Two things follow. The first is that every fact has to be sourced back to the specific sentence in the document that supports it, and the traceability has to survive every step of the pipeline. If a fact is extracted at stage one, summarised at stage three, and quoted in a chronology at stage six, the link back to the original sentence has to be intact at every stage. The second is that the upstream engineering has to be designed so that errors don't compound. A small mistake in document classification at ingest can cascade into a much larger mistake in the chronology if the architecture doesn't catch it.
- Reconciling references to the same event
The hardest of the five. Imagine a witness statement that says the meeting was on Tuesday the 14th, an email dated the 21st referring to "our discussion last week", and a board minute about the kick-off. Three references, possibly to one event, or possibly to three separate events. Working out which is the difference between a usable chronology and a list of fragments. A person can do it, and on a small set, most legal AI tools can do it. On a real disclosure set, with a hundred thousand factual references to reconcile, neither can do it accurately by comparing every single fact to every other.
Comparing every fact to every other fact is what computer scientists call n-by-n. A thousand facts means a million comparisons. A hundred thousand means ten billion. No amount of compute handles ten billion comparisons for a single case at a workable price. In high-stakes litigation, the cost of missing these contradictions can mean the difference between winning and losing.
Wexler’s Fact Ontology
Wexler is the product. AI is the engine in Wexler that reads natural language. Most of what makes Wexler work at scale is the work that happens around the AI. Most of the work happens before the AI sees a document.
When a file arrives, Wexler reads it before the AI does. The file extension describes the file. The metadata adds to it. After OCR, the layout adds further information: where the headers are, where the footnotes sit, where the signature block lives. By the time the AI sees the document, Wexler already knows it's a transcript, an MSG email file with 17 attachments, a Teams thread where the relevant exchange runs across a dozen messages over three days, or a spreadsheet. Each one is handled differently, so transcripts are read with awareness of who's speaking, emails are reconstructed in the order they were sent, WhatsApp messages are reassembled across the timeline, spreadsheets are read cell by cell, and so on.

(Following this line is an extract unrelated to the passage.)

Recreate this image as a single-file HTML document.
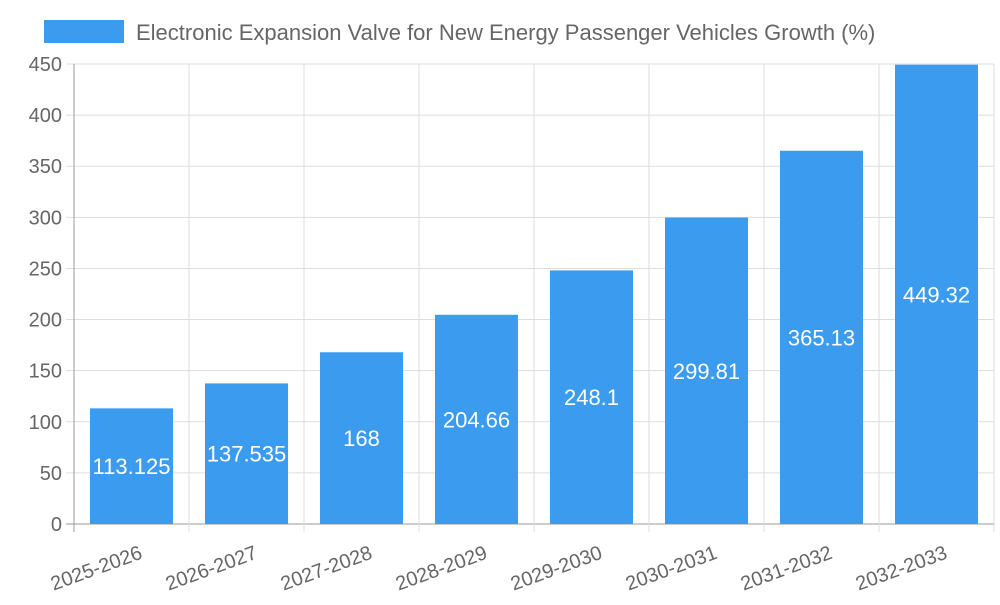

This sounds obvious, but is rarely done by legal AI tools. A general-purpose AI tool treats every document as text, because building 15 different document handlers is a lot of work that doesn't pay off unless documents are what you do.

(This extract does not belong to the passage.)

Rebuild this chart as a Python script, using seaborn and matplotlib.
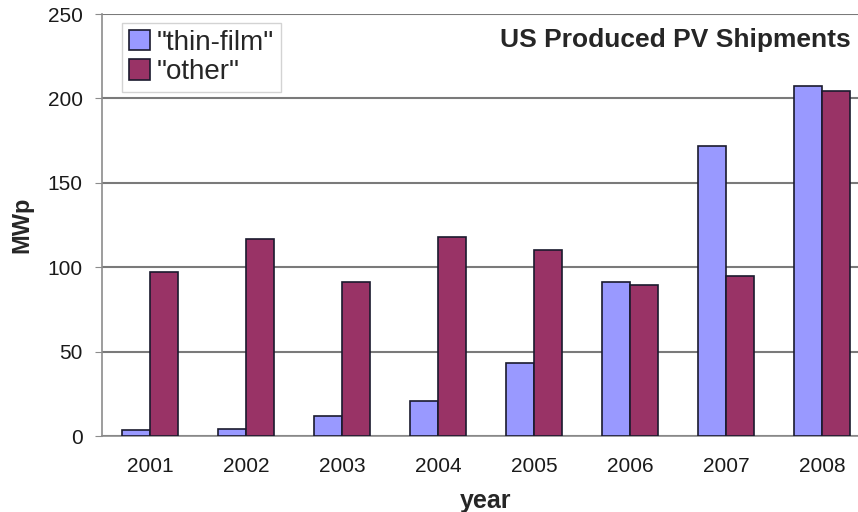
import numpy as np
import pandas as pd
import matplotlib
matplotlib.use("Agg")
import matplotlib.pyplot as plt
import seaborn as sns

years = ["2001", "2002", "2003", "2004", "2005", "2006", "2007", "2008"]
thin_film = [3.7, 4.3, 12, 21, 43.4, 91, 172, 207.5]
other = [97, 116.5, 91.5, 118, 110, 89.5, 94.7, 204.3]
series_names = ['"thin-film"', '"other"']

sns.set_style("white")
plt.rcParams['font.family'] = ['Liberation Sans', 'DejaVu Sans']

df = pd.DataFrame({
    "year": years * 2,
    "MWp": thin_film + other,
    "series": [series_names[0]] * len(years) + [series_names[1]] * len(years),
})

fig = plt.figure(figsize=(8.58, 5.12), dpi=100)
ax = fig.add_axes([102 / 858, 76 / 512, 768 / 858, 422 / 512])

sns.barplot(data=df, x="year", y="MWp", hue="series", order=years,
            hue_order=series_names, palette=["#9999FF", "#993366"],
            saturation=1, width=0.58, edgecolor="#1a1a2e", linewidth=1.2,
            ax=ax, zorder=3)

ax.set_ylim(0, 250)
ax.set_yticks([0, 50, 100, 150, 200, 250])
ax.yaxis.grid(True, color="#7a7a7a", linewidth=1.5, zorder=0)
ax.set_axisbelow(True)

for s in ["top", "right"]:
    ax.spines[s].set_visible(False)
for s in ["left", "bottom"]:
    ax.spines[s].set_color("#8c8c8c")
    ax.spines[s].set_linewidth(1.2)

ax.set_xticks(np.arange(-0.5, len(years), 1), minor=True)
ax.tick_params(axis="x", which="major", length=0, labelsize=15, pad=15)
ax.tick_params(axis="x", which="minor", length=5, color="#8c8c8c", direction="out")
ax.tick_params(axis="y", which="major", length=5, color="#8c8c8c", labelsize=15,
               left=True, pad=9)
for t in ax.get_xticklabels() + ax.get_yticklabels():
    t.set_color("#1a1a1a")

ax.set_xlabel("year", fontsize=18, fontweight="bold")
ax.set_ylabel("MWp", fontsize=17, fontweight="bold")
ax.xaxis.set_label_coords(0.5, -0.125)
ax.yaxis.set_label_coords(-0.09, 0.5)

leg = ax.legend(loc="upper left", bbox_to_anchor=(0.026, 0.979), fontsize=20,
                frameon=True, fancybox=False, edgecolor="#c8c8c8",
                handlelength=0.75, handleheight=0.75, handletextpad=0.25,
                borderpad=0.25, labelspacing=0.12, borderaxespad=0, title=None)
leg.get_frame().set_linewidth(1.0)

fig.text(851 / 858, 1 - 40 / 512, "US Produced PV Shipments", ha="right",
         va="center", fontsize=19, fontweight="bold")

fig.savefig("out.png", dpi=100)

As much as possible happens without AI at all. There's a family of older techniques (semantic splitting, finding the dense parts of a document, picking out where defined terms cluster in a contract) that work better and cost less than asking the AI to do the same thing.
This all runs in parallel. A million pages process across distributed compute that scales up when the job is big and shuts down when it's done. Asynchronous queues manage the dependency between services so a slow OCR call doesn't block everything else.

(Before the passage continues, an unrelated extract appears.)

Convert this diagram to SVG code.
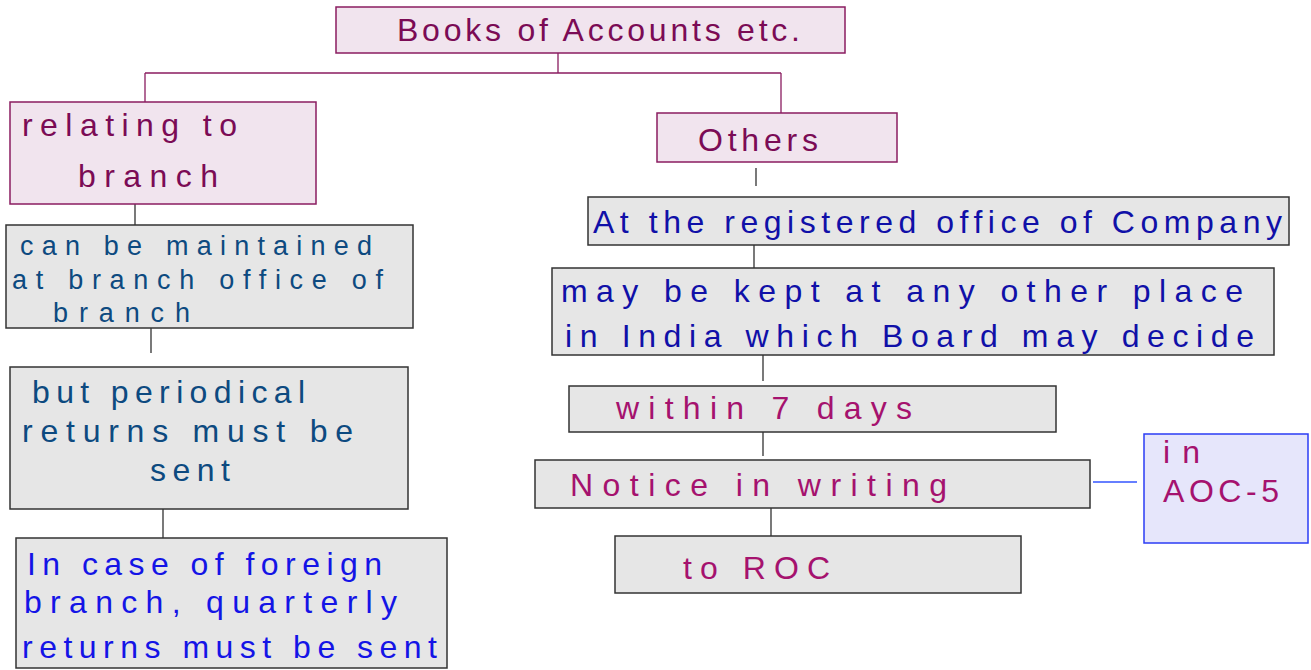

Back to the meeting on the 14th.
Comparing every fact to every other doesn't scale, so we use a technique borrowed from how search engines indexed the early web. Each fact gets reduced to a short signature designed so that similar facts end up with similar signatures. Instead of comparing every fact to every other, you only compare facts whose signatures are close. The comparison space collapses from quadratic to near-linear: ten billion comparisons becomes something closer to a hundred thousand.
Each fact keeps its attribution through this process, so "Witness A says the meeting was on the 14th" and "the email confirms the meeting was on the 14th" are held as two assertions about the same event, not merged into one.
The output is a chronology where the meeting on the 14th, the discussion last week and the kick-off resolve to a single event with three sources attached. If they're actually three different events, that shows up too. Inconsistencies surface rather than remain hidden, and new production extends the chronology rather than breaking it.
Specialism matters
A general-purpose AI tool tries to be useful for everything. That's one approach, but it makes the per-document-type engineering hard to justify. If you're building for everyone, you can't spend a year getting transcript handling right.
We can, because documents and facts are what we do. The depth is possible because litigation is the only thing for which the tool exists.
As a result, Wexler is being used in disputes worth hundreds of millions to billions, by teams of more than a hundred lawyers on a single matter. The factual record is only as good as the work that goes into joining it up.